Are we living through a golden age for anyone interested in Irish roots? Conventional wisdom would have it that we're drowning in a torrent of information, with the attention spans of hyperactive gnats. However, if you've ever done any family research in Irish records, you know that there's no such thing as too much information. The disastrous destruction of the Irish Public Record Office in 1922 simplified Irish research, in the way that death simplifies things. Nothing can bring back the wealth of knowledge lost in 1922, but patience, ingenuity and a little computer science can allow us to wring the last ounce from what survived.
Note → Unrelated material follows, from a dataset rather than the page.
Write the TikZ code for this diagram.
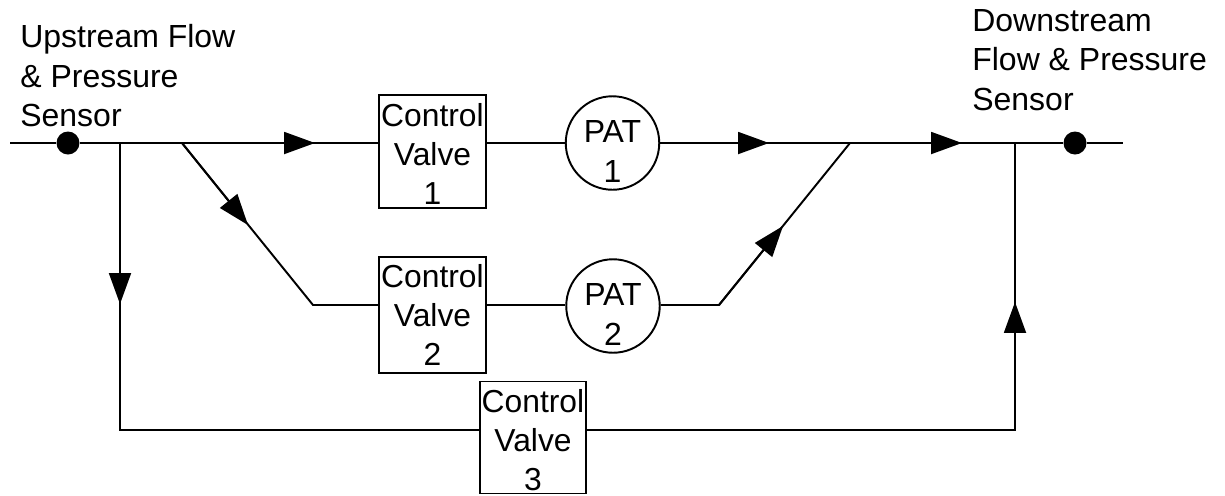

Take the 1901 and 1911 censuses, the earliest now extant. In the first decades of the twentieth century it was common for families in urban areas to move six or seven times in as many years, making it virtually impossible to track a household without already knowing an accurate address. The recent start of the online digitisation of 1901 and 1911, at www.census.nationalarchives.ie, is releasing those needles from the haystack in the simplest way possible. As you become more familiar with the records, however, you realise that the sheer ease of access makes it possible to extract previously inconceivable kinds of information: How many Scottish-born distillers were living in Dublin in 1901? How many mothers-in-law were living with their son's as opposed to their daughter's family? How many nuns were there in Galway in 1911? Computers and census records are a marriage made in heaven.

Over the next while, I'll be exploring as many aspects of Irish heritage and genealogy as I can think of: what has already changed, what will change in the near future and what will never change. No requests for individual research assistance, please.